» The exercise: Repeat the listing word for word. No pictures belong in the copy.

» Provided material:
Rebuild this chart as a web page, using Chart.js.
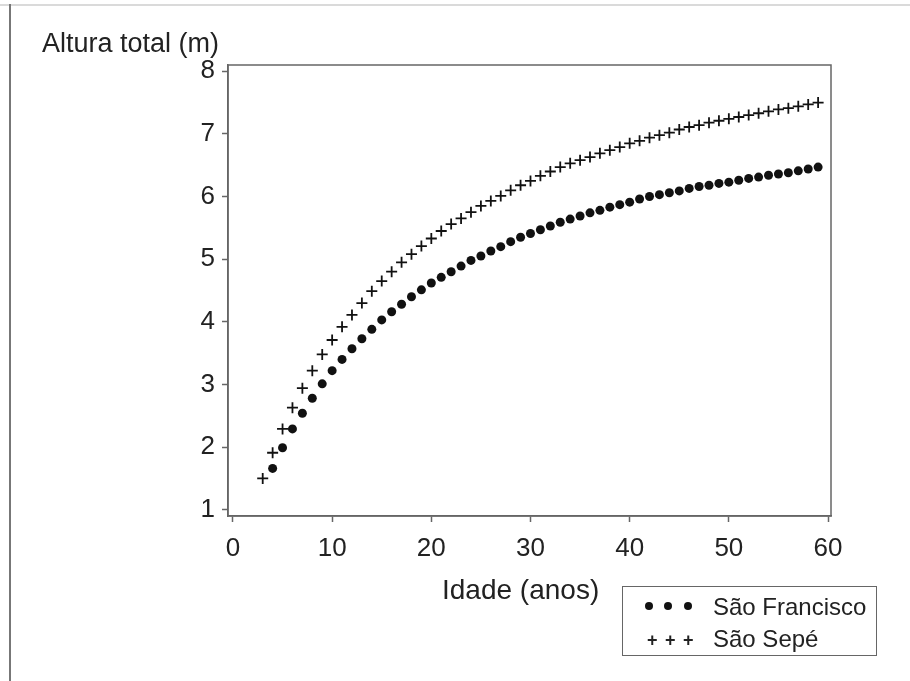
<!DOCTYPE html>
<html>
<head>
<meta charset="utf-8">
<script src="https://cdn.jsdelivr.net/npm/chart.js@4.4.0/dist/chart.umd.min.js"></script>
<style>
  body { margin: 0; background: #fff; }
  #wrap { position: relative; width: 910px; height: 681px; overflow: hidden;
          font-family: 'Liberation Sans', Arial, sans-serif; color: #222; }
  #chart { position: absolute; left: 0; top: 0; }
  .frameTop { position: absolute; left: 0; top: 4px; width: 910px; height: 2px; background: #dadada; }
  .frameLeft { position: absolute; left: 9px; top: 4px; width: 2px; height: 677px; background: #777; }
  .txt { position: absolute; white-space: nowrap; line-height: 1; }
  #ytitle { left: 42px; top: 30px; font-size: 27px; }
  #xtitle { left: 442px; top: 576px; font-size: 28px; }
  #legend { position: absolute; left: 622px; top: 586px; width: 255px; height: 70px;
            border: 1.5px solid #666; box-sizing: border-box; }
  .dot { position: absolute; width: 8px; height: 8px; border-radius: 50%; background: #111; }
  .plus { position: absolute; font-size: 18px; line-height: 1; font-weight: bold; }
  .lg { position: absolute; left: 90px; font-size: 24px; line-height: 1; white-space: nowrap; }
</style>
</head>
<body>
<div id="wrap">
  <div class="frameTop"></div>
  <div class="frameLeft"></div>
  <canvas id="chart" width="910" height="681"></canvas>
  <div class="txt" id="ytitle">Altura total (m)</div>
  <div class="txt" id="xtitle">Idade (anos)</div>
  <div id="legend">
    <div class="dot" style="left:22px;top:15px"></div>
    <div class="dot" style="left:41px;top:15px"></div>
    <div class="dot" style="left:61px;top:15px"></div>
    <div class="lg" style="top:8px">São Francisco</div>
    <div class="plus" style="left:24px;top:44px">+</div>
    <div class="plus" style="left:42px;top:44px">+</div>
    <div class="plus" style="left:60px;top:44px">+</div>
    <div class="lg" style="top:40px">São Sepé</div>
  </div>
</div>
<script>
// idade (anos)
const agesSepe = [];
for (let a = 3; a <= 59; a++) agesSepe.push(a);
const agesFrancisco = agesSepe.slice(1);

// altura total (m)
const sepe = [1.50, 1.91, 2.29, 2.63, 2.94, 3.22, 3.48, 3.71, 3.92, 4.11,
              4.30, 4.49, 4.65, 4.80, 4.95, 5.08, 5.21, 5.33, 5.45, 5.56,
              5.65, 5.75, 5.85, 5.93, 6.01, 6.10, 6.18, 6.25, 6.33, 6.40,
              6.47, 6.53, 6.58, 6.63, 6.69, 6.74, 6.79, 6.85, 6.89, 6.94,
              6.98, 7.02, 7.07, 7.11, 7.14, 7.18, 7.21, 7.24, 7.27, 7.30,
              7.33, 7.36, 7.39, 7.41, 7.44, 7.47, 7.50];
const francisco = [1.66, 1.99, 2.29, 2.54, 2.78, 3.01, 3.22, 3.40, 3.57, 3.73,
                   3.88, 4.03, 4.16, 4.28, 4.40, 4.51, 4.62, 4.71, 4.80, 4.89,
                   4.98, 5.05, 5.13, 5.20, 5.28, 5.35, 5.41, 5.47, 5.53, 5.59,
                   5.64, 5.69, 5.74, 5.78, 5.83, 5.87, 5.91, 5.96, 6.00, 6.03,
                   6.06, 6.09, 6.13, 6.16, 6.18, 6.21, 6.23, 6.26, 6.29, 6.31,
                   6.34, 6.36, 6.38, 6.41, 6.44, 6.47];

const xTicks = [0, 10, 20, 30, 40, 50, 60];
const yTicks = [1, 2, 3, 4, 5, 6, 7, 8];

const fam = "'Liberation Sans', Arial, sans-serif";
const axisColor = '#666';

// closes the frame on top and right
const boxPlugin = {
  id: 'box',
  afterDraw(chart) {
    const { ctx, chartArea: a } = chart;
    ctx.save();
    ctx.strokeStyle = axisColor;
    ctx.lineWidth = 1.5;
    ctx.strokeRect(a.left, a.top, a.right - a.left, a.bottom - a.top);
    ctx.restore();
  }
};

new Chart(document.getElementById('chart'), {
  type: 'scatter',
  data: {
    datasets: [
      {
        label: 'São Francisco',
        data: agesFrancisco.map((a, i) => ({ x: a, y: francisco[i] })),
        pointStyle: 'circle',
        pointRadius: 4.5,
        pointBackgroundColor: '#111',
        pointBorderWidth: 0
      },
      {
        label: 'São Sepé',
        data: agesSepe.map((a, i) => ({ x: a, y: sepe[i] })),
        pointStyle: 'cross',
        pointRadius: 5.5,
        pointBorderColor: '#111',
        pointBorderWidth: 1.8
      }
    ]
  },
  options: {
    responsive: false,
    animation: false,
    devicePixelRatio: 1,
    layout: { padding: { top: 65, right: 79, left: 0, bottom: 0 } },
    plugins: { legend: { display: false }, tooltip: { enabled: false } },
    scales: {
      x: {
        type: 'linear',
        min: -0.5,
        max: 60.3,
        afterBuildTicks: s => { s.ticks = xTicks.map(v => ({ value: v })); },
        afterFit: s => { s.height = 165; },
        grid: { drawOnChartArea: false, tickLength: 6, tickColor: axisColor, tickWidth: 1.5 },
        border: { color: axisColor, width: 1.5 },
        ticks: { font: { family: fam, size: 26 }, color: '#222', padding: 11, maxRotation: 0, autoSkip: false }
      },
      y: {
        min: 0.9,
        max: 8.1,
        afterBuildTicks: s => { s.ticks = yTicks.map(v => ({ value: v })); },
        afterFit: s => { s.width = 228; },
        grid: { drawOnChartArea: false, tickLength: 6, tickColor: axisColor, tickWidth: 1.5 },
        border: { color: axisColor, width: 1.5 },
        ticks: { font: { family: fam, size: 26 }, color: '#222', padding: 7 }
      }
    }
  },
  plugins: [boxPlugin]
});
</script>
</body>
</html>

» Completed exercise:
Rebuild this chart as a web page, using Chart.js.
<!DOCTYPE html>
<html>
<head>
<meta charset="utf-8">
<script src="https://cdn.jsdelivr.net/npm/chart.js@4.4.0/dist/chart.umd.min.js"></script>
<style>
  body { margin: 0; background: #fff; }
  #wrap { position: relative; width: 910px; height: 681px; overflow: hidden;
          font-family: 'Liberation Sans', Arial, sans-serif; color: #222; }
  #chart { position: absolute; left: 0; top: 0; }
  .frameTop { position: absolute; left: 0; top: 4px; width: 910px; height: 2px; background: #dadada; }
  .frameLeft { position: absolute; left: 9px; top: 4px; width: 2px; height: 677px; background: #777; }
  .txt { position: absolute; white-space: nowrap; line-height: 1; }
  #ytitle { left: 42px; top: 30px; font-size: 27px; }
  #xtitle { left: 442px; top: 576px; font-size: 28px; }
  #legend { position: absolute; left: 622px; top: 586px; width: 255px; height: 70px;
            border: 1.5px solid #666; box-sizing: border-box; }
  .dot { position: absolute; width: 8px; height: 8px; border-radius: 50%; background: #111; }
  .plus { position: absolute; font-size: 18px; line-height: 1; font-weight: bold; }
  .lg { position: absolute; left: 90px; font-size: 24px; line-height: 1; white-space: nowrap; }
</style>
</head>
<body>
<div id="wrap">
  <div class="frameTop"></div>
  <div class="frameLeft"></div>
  <canvas id="chart" width="910" height="681"></canvas>
  <div class="txt" id="ytitle">Altura total (m)</div>
  <div class="txt" id="xtitle">Idade (anos)</div>
  <div id="legend">
    <div class="dot" style="left:22px;top:15px"></div>
    <div class="dot" style="left:41px;top:15px"></div>
    <div class="dot" style="left:61px;top:15px"></div>
    <div class="lg" style="top:8px">São Francisco</div>
    <div class="plus" style="left:24px;top:44px">+</div>
    <div class="plus" style="left:42px;top:44px">+</div>
    <div class="plus" style="left:60px;top:44px">+</div>
    <div class="lg" style="top:40px">São Sepé</div>
  </div>
</div>
<script>
// idade (anos)
const agesSepe = [];
for (let a = 3; a <= 59; a++) agesSepe.push(a);
const agesFrancisco = agesSepe.slice(1);

// altura total (m)
const sepe = [1.50, 1.91, 2.29, 2.63, 2.94, 3.22, 3.48, 3.71, 3.92, 4.11,
              4.30, 4.49, 4.65, 4.80, 4.95, 5.08, 5.21, 5.33, 5.45, 5.56,
              5.65, 5.75, 5.85, 5.93, 6.01, 6.10, 6.18, 6.25, 6.33, 6.40,
              6.47, 6.53, 6.58, 6.63, 6.69, 6.74, 6.79, 6.85, 6.89, 6.94,
              6.98, 7.02, 7.07, 7.11, 7.14, 7.18, 7.21, 7.24, 7.27, 7.30,
              7.33, 7.36, 7.39, 7.41, 7.44, 7.47, 7.50];
const francisco = [1.66, 1.99, 2.29, 2.54, 2.78, 3.01, 3.22, 3.40, 3.57, 3.73,
                   3.88, 4.03, 4.16, 4.28, 4.40, 4.51, 4.62, 4.71, 4.80, 4.89,
                   4.98, 5.05, 5.13, 5.20, 5.28, 5.35, 5.41, 5.47, 5.53, 5.59,
                   5.64, 5.69, 5.74, 5.78, 5.83, 5.87, 5.91, 5.96, 6.00, 6.03,
                   6.06, 6.09, 6.13, 6.16, 6.18, 6.21, 6.23, 6.26, 6.29, 6.31,
                   6.34, 6.36, 6.38, 6.41, 6.44, 6.47];

const xTicks = [0, 10, 20, 30, 40, 50, 60];
const yTicks = [1, 2, 3, 4, 5, 6, 7, 8];

const fam = "'Liberation Sans', Arial, sans-serif";
const axisColor = '#666';

// closes the frame on top and right
const boxPlugin = {
  id: 'box',
  afterDraw(chart) {
    const { ctx, chartArea: a } = chart;
    ctx.save();
    ctx.strokeStyle = axisColor;
    ctx.lineWidth = 1.5;
    ctx.strokeRect(a.left, a.top, a.right - a.left, a.bottom - a.top);
    ctx.restore();
  }
};

new Chart(document.getElementById('chart'), {
  type: 'scatter',
  data: {
    datasets: [
      {
        label: 'São Francisco',
        data: agesFrancisco.map((a, i) => ({ x: a, y: francisco[i] })),
        pointStyle: 'circle',
        pointRadius: 4.5,
        pointBackgroundColor: '#111',
        pointBorderWidth: 0
      },
      {
        label: 'São Sepé',
        data: agesSepe.map((a, i) => ({ x: a, y: sepe[i] })),
        pointStyle: 'cross',
        pointRadius: 5.5,
        pointBorderColor: '#111',
        pointBorderWidth: 1.8
      }
    ]
  },
  options: {
    responsive: false,
    animation: false,
    devicePixelRatio: 1,
    layout: { padding: { top: 65, right: 79, left: 0, bottom: 0 } },
    plugins: { legend: { display: false }, tooltip: { enabled: false } },
    scales: {
      x: {
        type: 'linear',
        min: -0.5,
        max: 60.3,
        afterBuildTicks: s => { s.ticks = xTicks.map(v => ({ value: v })); },
        afterFit: s => { s.height = 165; },
        grid: { drawOnChartArea: false, tickLength: 6, tickColor: axisColor, tickWidth: 1.5 },
        border: { color: axisColor, width: 1.5 },
        ticks: { font: { family: fam, size: 26 }, color: '#222', padding: 11, maxRotation: 0, autoSkip: false }
      },
      y: {
        min: 0.9,
        max: 8.1,
        afterBuildTicks: s => { s.ticks = yTicks.map(v => ({ value: v })); },
        afterFit: s => { s.width = 228; },
        grid: { drawOnChartArea: false, tickLength: 6, tickColor: axisColor, tickWidth: 1.5 },
        border: { color: axisColor, width: 1.5 },
        ticks: { font: { family: fam, size: 26 }, color: '#222', padding: 7 }
      }
    }
  },
  plugins: [boxPlugin]
});
</script>
</body>
</html>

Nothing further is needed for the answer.